Resonetics laser micromachining capabilities help in the fabrication of several types of cardiovascular devices.
Embolic Protection Devices
Embolic protection devices are used in vascular intervention procedures to capture dislodged emboli. These embolic events may occur during a stenting procedure such as saphenous vein graft (SVG) or carotid artery stent procedure, as well as other vascular interventions such as a heart valve replacement. Polymer-based embolic protection filters, fabricated as 2-D filter screens or 3-D “socks,” contain thousands of laser-drilled perfusion holes, which are large enough to permit blood flow through the filter but small enough to capture emboli that, if left unattended, could cause an embolic stroke or pulmonary embolism.
Balloon Aspiration Devices
Balloon aspiration devices, placed proximal to the lesion, mechanically remove the emboli. These devices may momentarily stop blood flow to aspirate the emboli. There are no micro-pores here, but like in many interventional devices, laser stripping or ablation is used to remove a polymer layer of a guide catheter to improve flexibility, especially useful for passage through tortuous vasculature.

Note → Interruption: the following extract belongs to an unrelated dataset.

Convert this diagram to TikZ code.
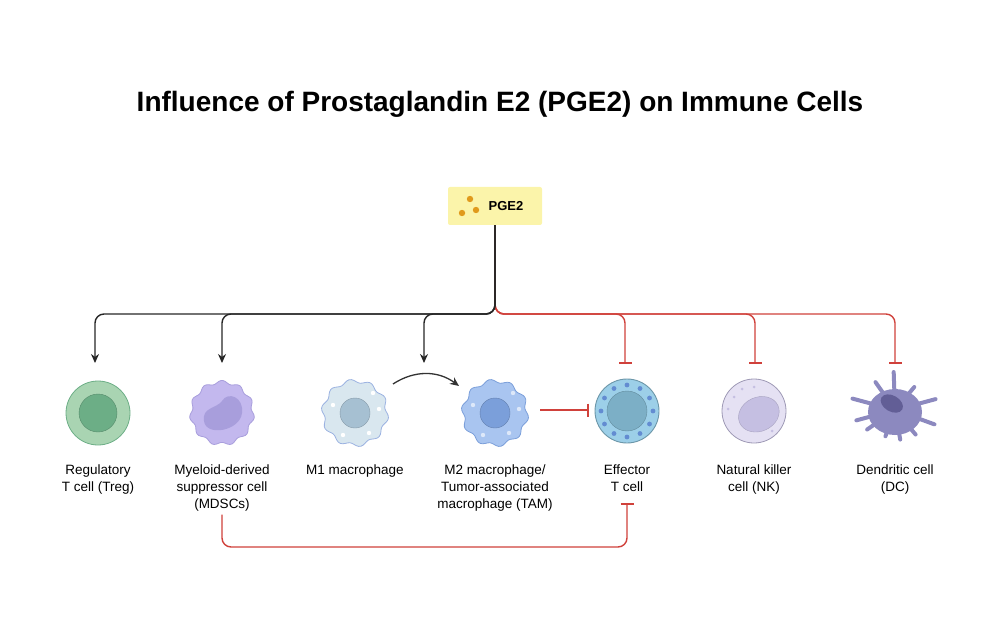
\documentclass[tikz,border=0pt]{standalone}
\usepackage{fontspec}
\setmainfont{Liberation Sans}
\usetikzlibrary{arrows.meta}
\definecolor{boxY}{HTML}{FBF4AA}
\definecolor{dotO}{HTML}{E09A1C}
\definecolor{inhR}{HTML}{D0413B}
\definecolor{tregC}{HTML}{A9D4B2}
\definecolor{tregN}{HTML}{6CAE86}
\definecolor{mdscC}{HTML}{C3B8EE}
\definecolor{mdscN}{HTML}{A89EDC}
\definecolor{moneC}{HTML}{D9E7EF}
\definecolor{moneN}{HTML}{A6C0D2}
\definecolor{mtwoC}{HTML}{A9C5F0}
\definecolor{mtwoN}{HTML}{7B9FDA}
\definecolor{effC}{HTML}{9CCFE8}
\definecolor{effN}{HTML}{7CAFC6}
\definecolor{nkC}{HTML}{E5E1F3}
\definecolor{nkN}{HTML}{C5BFE2}
\definecolor{dcC}{HTML}{8C89BF}
\definecolor{dcN}{HTML}{625E96}
\tikzset{
  cell/.style={circle, minimum size=64pt, inner sep=0pt},
  lbl/.style={align=center, anchor=north, font=\fontsize{13.5}{17}\selectfont},
  act/.style={-{Stealth[length=9pt,width=8pt]}, line width=1.4pt, black!85, rounded corners=9pt},
  inh/.style={-{Bar[width=13pt,line width=1.6pt]}, line width=1.4pt, inhR, rounded corners=9pt},
}
\begin{document}
\begin{tikzpicture}[x=1pt,y=-1pt]
\useasboundingbox (0,0) rectangle (1000,636);
% title
\node[font=\fontsize{28}{32}\bfseries\selectfont] (title) at (500,104) {Influence of Prostaglandin E2 (PGE2) on Immune Cells};
% PGE2 box
\node[fill=boxY, rounded corners=2pt, minimum width=94pt, minimum height=38pt] (pge) at (495,206) {};
\node[font=\fontsize{13}{15}\bfseries\selectfont] (pget) at (506,206) {PGE2};
\foreach \px/\py in {462/213, 476/210, 470/199}
  \fill[dotO] (\px,\py) circle (3.2pt);
% cells
\node[cell] (treg) at (98,413) {};
\node[cell] (mdsc) at (222,413) {};
\node[cell] (mone) at (355,413) {};
\node[cell] (mtwo) at (495,413) {};
\node[cell] (eff)  at (627,411) {};
\node[cell] (nk)   at (754,411) {};
\node[cell] (dc)   at (895,410) {};
% Treg
\draw[fill=tregC, draw=tregN, line width=0.8pt] (treg) circle (32pt);
\draw[fill=tregN, draw=tregN!80!black] (treg) circle (19pt);
% MDSC
\draw[fill=mdscC, draw=mdscN, line width=0.8pt, shift={(mdsc.center)}]
  plot[domain=0:360, samples=91, smooth cycle] (\x:{31+1.6*sin(11*\x)});
\fill[mdscN, shift={(mdsc.center)}]
  (-18,8) .. controls (-20,-6) and (-6,-4) .. (0,-12) .. controls (6,-22) and (22,-16) .. (20,0)
  .. controls (18,18) and (-16,24) .. (-18,8) -- cycle;
% M1
\draw[fill=moneC, draw=cyan!45!blue!40, line width=0.8pt, shift={(mone.center)}]
  plot[domain=0:360, samples=91, smooth cycle] (\x:{32+1.8*sin(10*\x)});
\draw[fill=moneN, draw=moneN!80!black] (mone) circle (15pt);
\foreach \dx/\dy in {-22/-8, 18/-20, 24/-4, -12/22, 14/20}
  \fill[white] ([shift={(\dx,\dy)}]mone.center) circle (2.2pt);
% M2
\draw[fill=mtwoC, draw=mtwoN, line width=0.8pt, shift={(mtwo.center)}]
  plot[domain=0:360, samples=91, smooth cycle] (\x:{32+1.8*sin(10*\x)});
\draw[fill=mtwoN, draw=mtwoN!80!black] (mtwo) circle (15pt);
\foreach \dx/\dy in {-22/-8, 18/-20, 24/-4, -12/22, 14/20}
  \fill[white!60!mtwoC] ([shift={(\dx,\dy)}]mtwo.center) circle (2.2pt);
% effector T cell
\draw[fill=effC, draw=cyan!50!black!75, line width=0.9pt] (eff) circle (32pt);
\foreach \a in {0,30,...,330}
  \fill[effN!80!blue] ([shift={(\a:26)}]eff.center) circle (2.4pt);
\draw[fill=effN, draw=effN!80!black] (eff) circle (20pt);
% NK
\draw[fill=nkC, draw=nkN!80!black, line width=0.8pt] (nk) circle (32pt);
\draw[fill=nkN, draw=nkN!85!black, rotate around={25:(nk.center)}] ([shift={(3,5)}]nk.center) ellipse (21pt and 17pt);
\foreach \dx/\dy in {-20/-14, -12/-22, 0/-24, -26/-2, 18/20, 22/8}
  \fill[nkN] ([shift={(\dx,\dy)}]nk.center) circle (1.5pt);
% DC
\begin{scope}[shift={(dc.center)}, dcC]
  \foreach \a/\l in {-92/38, -125/34, -165/44, 165/40, 145/34, 110/28, 80/30, 50/32, 20/42, -15/42, -50/30}
    \draw[line width=4pt, line cap=round] (0,0) -- (\a:\l);
  \fill (0,2) ellipse (27pt and 23pt);
  \fill[dcN, rotate=-30] (-6,-4) ellipse (12pt and 8pt);
\end{scope}
% labels
\node[lbl] (ltreg) at (98,461) {Regulatory\\T cell (Treg)};
\node[lbl] (lmdsc) at (222,461) {Myeloid-derived\\suppressor cell\\(MDSCs)};
\node[lbl] (lmone) at (355,461) {M1 macrophage};
\node[lbl] (lmtwo) at (495,461) {M2 macrophage/\\Tumor-associated\\macrophage (TAM)};
\node[lbl] (leff)  at (627,461) {Effector\\T cell};
\node[lbl] (lnk)   at (754,461) {Natural killer\\cell (NK)};
\node[lbl] (ldc)   at (895,461) {Dendritic cell\\(DC)};
% connectors
\coordinate (bTreg) at (95,314);  \coordinate (tTreg) at (95,363);
\coordinate (bMdsc) at (222,314); \coordinate (tMdsc) at (222,363);
\coordinate (bMtwo) at (424,314); \coordinate (tMtwo) at (424,363);
\coordinate (bEff)  at (625,314); \coordinate (tEff)  at (625,364);
\coordinate (bNk)   at (755,314); \coordinate (tNk)   at (755,364);
\coordinate (bDc)   at (895,314); \coordinate (tDc)   at (895,364);
\draw[inh] (pge.south) |- (bEff) -- (tEff);
\draw[inh] (pge.south) |- (bNk) -- (tNk);
\draw[inh] (pge.south) |- (bDc) -- (tDc);
\draw[act] (pge.south) |- (bTreg) -- (tTreg);
\draw[act] (pge.south) |- (bMdsc) -- (tMdsc);
\draw[act] (pge.south) |- (bMtwo) -- (tMtwo);
\coordinate (sOne) at (393,384); \coordinate (eTwo) at (459,386);
\draw[-{Stealth[length=9pt,width=8pt]}, line width=1.3pt, black!80] (sOne) to[bend left=35] (eTwo);
\coordinate (sTwo) at (540,410); \coordinate (eEff) at (589,410);
\draw[inh] (sTwo) -- (eEff);
\coordinate (bLow) at (222,547); \coordinate (eLow) at (627,503);
\draw[inh] (lmdsc.south) |- (bLow -| eLow) -- (eLow);
\end{tikzpicture}
\end{document}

Bioresorbable stent or scaffold
Drug-eluting stents, constructed of polymer-coated metal stents, are a significant advancement for the treatment of vascular disease. However, the possibility of late in-stent restenosis and the question of long-term durability and stent fracture opens up opportunities for bioresorbable scaffolds, which are made entirely of bioresorbable polymers (such as polylactides, polyglycolides, and others). Lasers are used to cut the intricate stent pattern fashioned from tubes or flat sheets made of bioresorbable materials.
The resorption characteristics of these scaffolds are dictated by the polymer's properties. As such, conventional laser processes (for fabrication of metal stents) cannot be used due to adverse thermal effects on these polymer properties. UV lasers operating at wavelengths below 300 nm are the preferred lasers for this application.
Newer generation ultrafast lasers are also finding utility in this field on the basis of minimal thermal input to the material (the pulse length is too short to allow heat to start to diffuse into the material) and the potentially greater throughput resulting in a lower product cost.
Another new development in cardiovascular therapies is transcatheter aortic valve intervention (TAVI) or other minimally invasive valve replacements or repairs such as to the mitral valve. This alternative to major open heart surgery offers the potential for shorter recovery times and lower healthcare costs.
An adjunct to this technique is the use of embolic protection filters to reduce the risk of stroke from emboli being produced during placement of the valve. Laser micro-hole drilling of polymer films for embolic protection filters is a long-standing laser application; UV excimer laser micromachining is the manufacturing method of choice.